Medusa

China’s Contribution To Growth Of The U.S. Economy

China is the second largest economy in the world, second only to the U.S. As part of incumbent U.S. President Donald Trump’s electoral campaign, he vowed to review the U.S. engagement with China and prioritize domestic affairs. Since President Trump has taken office, many – including China – have been waiting to see if he will fulfill his promise for reform. A closer look at the levels of economic engagement between the two countries shows, however, that their U.S. and Chinese economies are intertwined on various levels. Both the U.S. and China are dependent on each other’s exports, manpower and consumers.

China and the U.S. first started economic relations as trade partners. The first exchange of American and Chinese goods occurred in 1784 when the Empress of China docked in Guangzhou, China, carrying American-made leather, Ginseng, and cotton. These goods were exchanged for Chinese tea and silk. Since then, both China and the U.S. have adopted policies to ensure the ease and increase of trade between both nations.
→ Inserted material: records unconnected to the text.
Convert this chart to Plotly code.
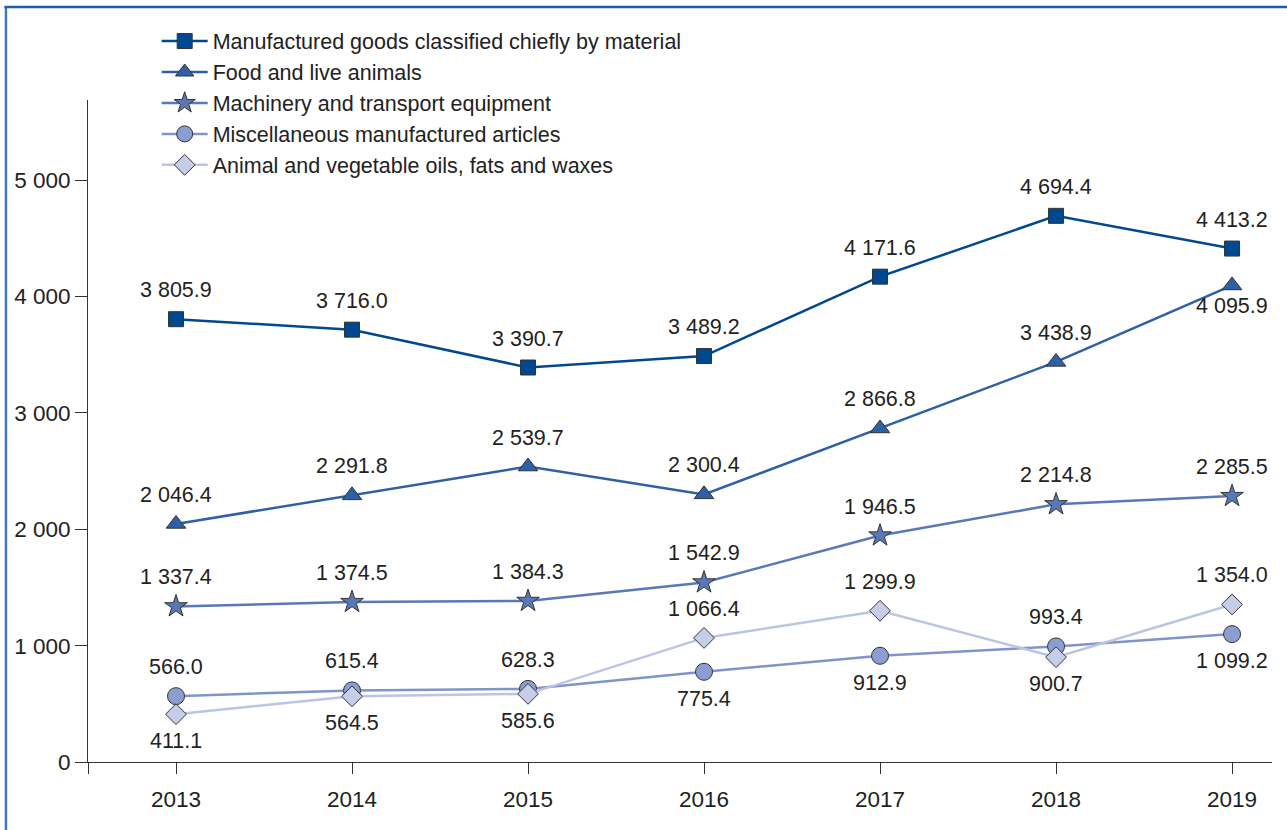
import plotly.graph_objects as go

years = [2013, 2014, 2015, 2016, 2017, 2018, 2019]
manufactured = [3805.9, 3716.0, 3390.7, 3489.2, 4171.6, 4694.4, 4413.2]
food = [2046.4, 2291.8, 2539.7, 2300.4, 2866.8, 3438.9, 4095.9]
machinery = [1337.4, 1374.5, 1384.3, 1542.9, 1946.5, 2214.8, 2285.5]
misc = [566.0, 615.4, 628.3, 775.4, 912.9, 993.4, 1099.2]
oils = [411.1, 564.5, 585.6, 1066.4, 1299.9, 900.7, 1354.0]

names = [
    "Manufactured goods classified chiefly by material",
    "Food and live animals",
    "Machinery and transport equipment",
    "Miscellaneous manufactured articles",
    "Animal and vegetable oils, fats and waxes",
]

T, B, b = 29, -27, -21
series = [
    (manufactured, "square", 15, "#004990", "#004990", [T] * 7),
    (food, "triangle-up", 17, "#2f5fa5", "#2f5fa5", [T] * 6 + [b]),
    (machinery, "star", 17, "#5a78b6", "#5a78b6", [T] * 7),
    (misc, "circle", 17, "#7f95c9", "#8a9ed2", [T, T, T, B, B, T, B]),
    (oils, "diamond", 16, "#bcc4e3", "#c6cde8", [B, B, B, T, T, B, T]),
]

FONT = "Liberation Sans, Arial, sans-serif"
fig = go.Figure()
annotations = []
for i, (vals, sym, size, lc, fc, shifts) in enumerate(series):
    fig.add_trace(go.Scatter(
        x=years, y=vals, name=names[i], mode="lines+markers",
        line=dict(color=lc, width=2.5),
        marker=dict(symbol=sym, size=size, color=fc, line=dict(color="#333333", width=1)),
        legendgroup=str(i), cliponaxis=False,
    ))
    for x, v, s in zip(years, vals, shifts):
        annotations.append(dict(
            x=x, y=v, xref="x", yref="y", text=f"{v:,.1f}".replace(",", " "),
            showarrow=False, yshift=s, xanchor="center", yanchor="middle",
            font=dict(size=21.5, color="#222222", family=FONT),
        ))

fig.update_layout(
    width=1287, height=830,
    margin=dict(l=88, r=15, t=100, b=68),
    paper_bgcolor="white", plot_bgcolor="white",
    separators=". ",
    font=dict(family=FONT, size=21.5, color="#222222"),
    showlegend=True,
    legend=dict(x=0.058, y=1.12, xanchor="left", yanchor="top",
                traceorder="grouped", tracegroupgap=0,
                font=dict(size=21.5, color="#222222"), bgcolor="rgba(0,0,0,0)",
                itemwidth=46),
    xaxis=dict(range=[2012.5, 2019.227], tickvals=[2012.5] + years,
               ticktext=[""] + [str(y) for y in years],
               showgrid=False, zeroline=False, showline=True, linecolor="#333333",
               linewidth=1, ticks="outside", ticklen=11, tickcolor="#333333",
               tickfont=dict(size=22.5), ticklabelstandoff=6),
    yaxis=dict(range=[0, 5690], tickvals=[0, 1000, 2000, 3000, 4000, 5000],
               tickformat=",d", showgrid=False, zeroline=False, showline=True,
               linecolor="#333333", linewidth=1, ticks="outside", ticklen=12,
               tickcolor="#333333", tickfont=dict(size=22.5)),
    annotations=annotations,
    shapes=[
        dict(type="line", xref="paper", yref="paper", x0=-0.0693, x1=-0.0693,
             y0=1.1405, y1=-0.2, line=dict(color="#3d7cc0", width=2.5)),
        dict(type="line", xref="paper", yref="paper", x0=-0.0706, x1=1.1,
             y0=1.1405, y1=1.1405, line=dict(color="#1f5ea8", width=2.5)),
    ],
)

fig.write_html("out.html", config={"displayModeBar": False},
               post_script="document.body.style.margin='0px';")
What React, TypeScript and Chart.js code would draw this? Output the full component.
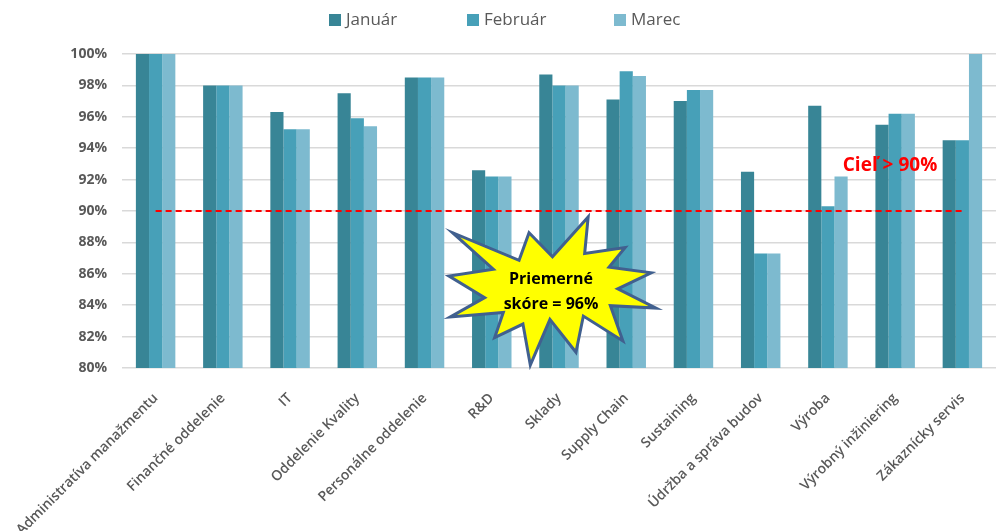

Three hundred years later, the relationship between the two countries has evolved into an interdependent supply chain. China, having an unrivalled cost of raw materials, serves as the center of manufacturing for businesses while the U.S., a gateway to affluent markets, serves as the market of final products. Proctor & Gamble (P&G) retired CEO and former head of U.S. – China Business Council explained this rationale stating, “For example, we cannot produce a Pampers diaper at our manufacturing plant in Mehoopany, Pa., ship it 10,800 miles to Shanghai, China, and make it affordable for an average Chinese consumer.”  This setup, thus, not only saves cost for P&G but also provides employment for Chinese nationals and allows consumers to purchase the products at a lower price. Interestingly enough, we see today a shift of roles. One example is Shandong Tranlin Paper, a paper making factory based in Virginia, USA, estimated to provide 2,000 jobs by 2020. In 2016, China invested 50 Billion dollars in the U.S., creating over 100,000 jobs. The success of the U.S.-Sino supply chain quickly opened the doors for diversification of teams through expatriation and business travel.
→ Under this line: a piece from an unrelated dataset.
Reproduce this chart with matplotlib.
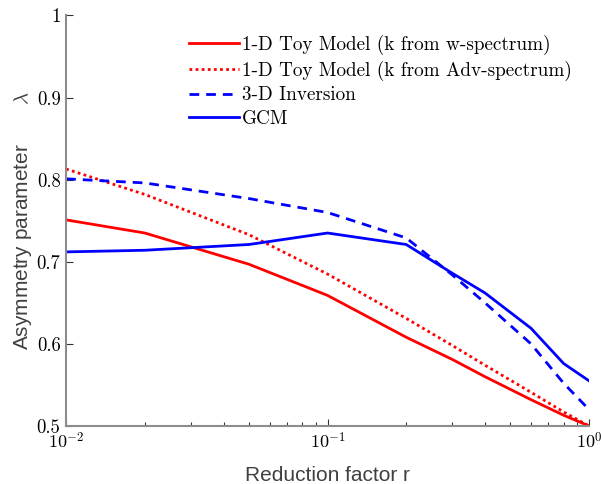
import numpy as np
import matplotlib
matplotlib.use('Agg')
import matplotlib.pyplot as plt

plt.rcParams['mathtext.fontset'] = 'cm'

# reduction factor r
r = [0.01, 0.02, 0.05, 0.1, 0.2, 0.3, 0.4, 0.6, 0.8, 1.0]

# asymmetry parameter lambda
toy_w = [0.751, 0.735, 0.697, 0.659, 0.608, 0.581, 0.560, 0.532, 0.513, 0.500]
toy_adv = [0.813, 0.782, 0.733, 0.685, 0.631, 0.598, 0.574, 0.541, 0.517, 0.500]
inversion = [0.801, 0.796, 0.777, 0.760, 0.729, 0.684, 0.650, 0.600, 0.552, 0.520]
gcm = [0.712, 0.714, 0.721, 0.735, 0.721, 0.686, 0.662, 0.619, 0.576, 0.555]

labels = ['1-D Toy Model (k from w-spectrum)',
          '1-D Toy Model (k from Adv-spectrum)',
          '3-D Inversion',
          'GCM']

yticks = [0.5, 0.6, 0.7, 0.8, 0.9, 1.0]
ytick_labels = ['0.5', '0.6', '0.7', '0.8', '0.9', '1']
xticks = [0.01, 0.1, 1.0]
xtick_labels = ['$10^{-2}$', '$10^{-1}$', '$10^{0}$']

fig = plt.figure(figsize=(6.01, 4.84), dpi=100)
ax = fig.add_axes([0.110, 0.120, 0.870, 0.848])

lw = 2
ax.plot(r, toy_w, color='#ff0000', lw=lw, label=labels[0])
ax.plot(r, toy_adv, color='#ff0000', lw=lw, linestyle=(0, (1, 1.2)), label=labels[1])
ax.plot(r, inversion, color='#0000ff', lw=lw, linestyle=(0, (3.5, 2.5)), label=labels[2])
ax.plot(r, gcm, color='#0000ff', lw=lw, label=labels[3])

ax.set_xscale('log')
ax.set_xlim(0.01, 1)
ax.set_ylim(0.5, 1)
ax.set_xticks(xticks)
ax.set_xticklabels(xtick_labels, fontsize=13)
ax.set_yticks(yticks)
ax.set_yticklabels(ytick_labels, family='cmr10', fontsize=13.5)

for s in ['top', 'right']:
    ax.spines[s].set_visible(False)
for s in ['left', 'bottom']:
    ax.spines[s].set_color('#8c8c8c')
    ax.spines[s].set_linewidth(1.5)

ax.tick_params(which='both', direction='in', colors='#333333', labelcolor='black')
ax.tick_params(axis='x', pad=4)
ax.tick_params(axis='y', pad=4)
ax.tick_params(which='major', length=5, width=0.8)
ax.tick_params(which='minor', length=3, width=0.8)

ax.set_xlabel('Reduction factor r', fontsize=15, color='#404040',
              family='Liberation Sans', labelpad=10)
ax.set_ylabel('Asymmetry parameter       $\\lambda$', fontsize=15, color='#404040',
              family='Liberation Sans', labelpad=2)

leg = ax.legend(loc='upper left', bbox_to_anchor=(0.22, 0.972), frameon=False,
                prop={'family': 'cmr10', 'size': 13.8}, handlelength=2.6,
                handletextpad=0.15, labelspacing=0.3, borderaxespad=0)

fig.savefig('out.png', dpi=100)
Most multinational companies are comprised of both local and international manpower, most especially in their management. This has allowed local branches to localize marketing, culture, and strategy while maintaining alignment to the global vision. Today, the U.S. makes up 12% of total expatriates living in China. Another way American companies have expanded their markets is through joint ventures, acquisitions, and subsidiaries. Smithfield Foods was bought by Chinese meat producer Shuanghui Group through a deal valued at 7.1 billion dollars. In turn, Five Star, a subsidiary of Best Buy, has grown to be the third-largest consumer electronics retailer in China, and operating in 200 stores and employing over 23,000 people.
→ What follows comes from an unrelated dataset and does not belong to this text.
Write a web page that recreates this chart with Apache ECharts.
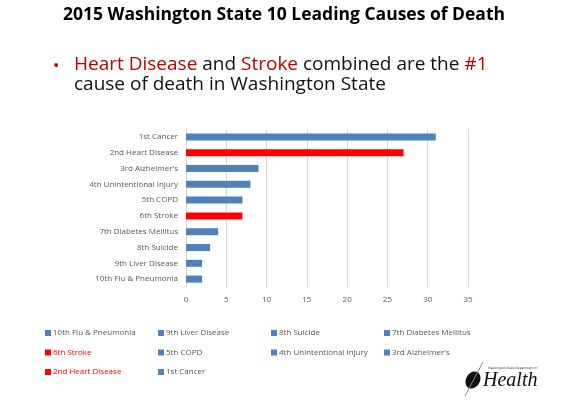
<!DOCTYPE html>
<html>
<head>
<meta charset="utf-8">
<script src="https://cdn.jsdelivr.net/npm/echarts@6/dist/echarts.min.js"></script>
<style>
  html, body { margin: 0; padding: 0; background: #fff; }
  #chart { width: 568px; height: 406px; }
</style>
</head>
<body>
<div id="chart"></div>
<script>
const causes = [
  "1st Cancer",
  "2nd Heart Disease",
  "3rd Alzheimer's",
  "4th Unintentional Injury",
  "5th COPD",
  "6th Stroke",
  "7th Diabetes Mellitus",
  "8th Suicide",
  "9th Liver Disease",
  "10th Flu & Pneumonia",
];
const values = [31, 27, 9, 8, 7, 7, 4, 3, 2, 2];
const highlighted = ["2nd Heart Disease", "6th Stroke"];
const xTicks = [0, 5, 10, 15, 20, 25, 30, 35];

// legend columns, as laid out under the chart
const legendColumns = [
  ["10th Flu & Pneumonia", "6th Stroke", "2nd Heart Disease"],
  ["9th Liver Disease", "5th COPD", "1st Cancer"],
  ["8th Suicide", "4th Unintentional Injury"],
  ["7th Diabetes Mellitus", "3rd Alzheimer's"],
];

const BLUE = "#4F81BD";
const RED = "#FF0000";
const FONT = "Open Sans";

function colorOf(name) {
  return highlighted.includes(name) ? RED : BLUE;
}

window.addEventListener("DOMContentLoaded", function () {
  const chart = echarts.init(document.getElementById("chart"));

  // one series per cause so each gets its own legend entry
  const series = causes.map((name, i) => ({
    name: name,
    type: "bar",
    stack: "all",
    barWidth: 7,
    itemStyle: { color: colorOf(name) },
    data: causes.map((c, j) => (j === i ? values[i] : "-")),
  }));

  const colLeft = [40, 153, 266, 379];
  const legends = legendColumns.map((col, k) => ({
    orient: "vertical",
    left: colLeft[k],
    top: 323,
    itemWidth: 6,
    itemHeight: 6,
    itemGap: 9.5,
    icon: "rect",
    selectedMode: false,
    textStyle: { fontFamily: FONT, fontSize: 8, color: "#595959", padding: [0, 0, 0, -3], lineHeight: 10 },
    data: col.map((name) => ({
      name: name,
      textStyle: { color: highlighted.includes(name) ? RED : "#595959" },
    })),
  }));

  const options = {
    animation: false,
    title: [
      {
        text: "2015 Washington State 10 Leading Causes of Death",
        left: "center",
        top: 1,
        textStyle: { fontFamily: FONT, fontWeight: "bold", fontSize: 17.5, color: "#000" },
      },
      {
        text: "•",
        left: 48,
        top: 53,
        textStyle: { fontFamily: FONT, fontSize: 17, color: "#C00000", fontWeight: "normal" },
      },
      {
        text: "{r|Heart Disease} and {r|Stroke} combined are the {r|#1}\ncause of death in Washington State",
        left: 69,
        top: 50,
        textStyle: {
          fontFamily: FONT,
          fontSize: 19,
          fontWeight: "normal",
          color: "#111",
          lineHeight: 20,
          rich: {
            r: { color: "#C00000", fontFamily: FONT, fontSize: 19, lineHeight: 20 },
          },
        },
      },
    ],
    legend: legends,
    grid: { left: 186, right: 100, top: 129, bottom: 119, containLabel: false },
    xAxis: {
      type: "value",
      min: xTicks[0],
      max: xTicks[xTicks.length - 1],
      interval: 5,
      axisLine: { show: false },
      axisTick: { show: false },
      axisLabel: { fontFamily: FONT, fontSize: 8, color: "#595959", margin: 9 },
      splitLine: { lineStyle: { color: "#D9D9D9", width: 1 } },
    },
    yAxis: {
      type: "category",
      inverse: true,
      data: causes,
      axisLine: { show: false },
      axisTick: { show: false },
      axisLabel: { fontFamily: FONT, fontSize: 8, color: "#595959", margin: 8 },
    },
    series: series,
    graphic: [
      {
        type: "text",
        left: 483,
        top: 371,
        style: {
          text: "Health",
          font: "italic 20px 'Liberation Serif'",
          fill: "#111",
        },
      },
      {
        type: "text",
        left: 488,
        top: 367,
        style: {
          text: "Washington State Department of",
          font: "3px 'DejaVu Sans'",
          fill: "#333",
        },
      },
      {
        type: "ellipse",
        shape: { cx: 473, cy: 380, rx: 7, ry: 9 },
        rotation: -0.5,
        originX: 473,
        originY: 380,
        style: { fill: "#111" },
      },
      {
        type: "line",
        shape: { x1: 465, y1: 396, x2: 483, y2: 362 },
        style: { stroke: "#888", lineWidth: 1 },
      },
    ],
  };

  chart.setOption(options);
});
</script>
</body>
</html>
The latest and continuously growing trend is for U.S. companies and individuals to set up a branch or full operations in China (and vice versa), thereby increasing jobs and consumer base under one brand. From start-ups to high-end resorts, the positive reception in China’s market has allowed companies such as Reebok, Starbucks, and Caterpillar to expand their global patronage. The same goes for Chinese companies such as Wanxiang and Lenovo. The benefit of this, according to McDonald, is that companies develop their global identity and diversify their revenue stream. The risk, however, is that the actions of one branch will directly influence its global network. As the two nations become more connected, One recent example that American companies should be wary of following is the current backfire on the APA group, a Japanese land developer, for their controversial denial of the Nanjing Massacre thereby sparking increased tensions between the two nations.

Lastly, both economies have become increasingly connected through the authentic interest and investment of their citizens. Both nations have prospered from the increase of students and tourists. In 2014, 1.8 Million Chinese tourists injected $21 Billion into the US economy. That same year, 2 Million Americans visited China, making the U.S. the third largest source of tourists after Japan and South Korea.

Thus, from both the macro and the microeconomic perspective, China and the U.S. are interdependent. Governments, businesses, and citizens have enjoyed the fruits of cooperation between the two countries. Business strategy and capital trends will sustain the relationship of China and the U.S.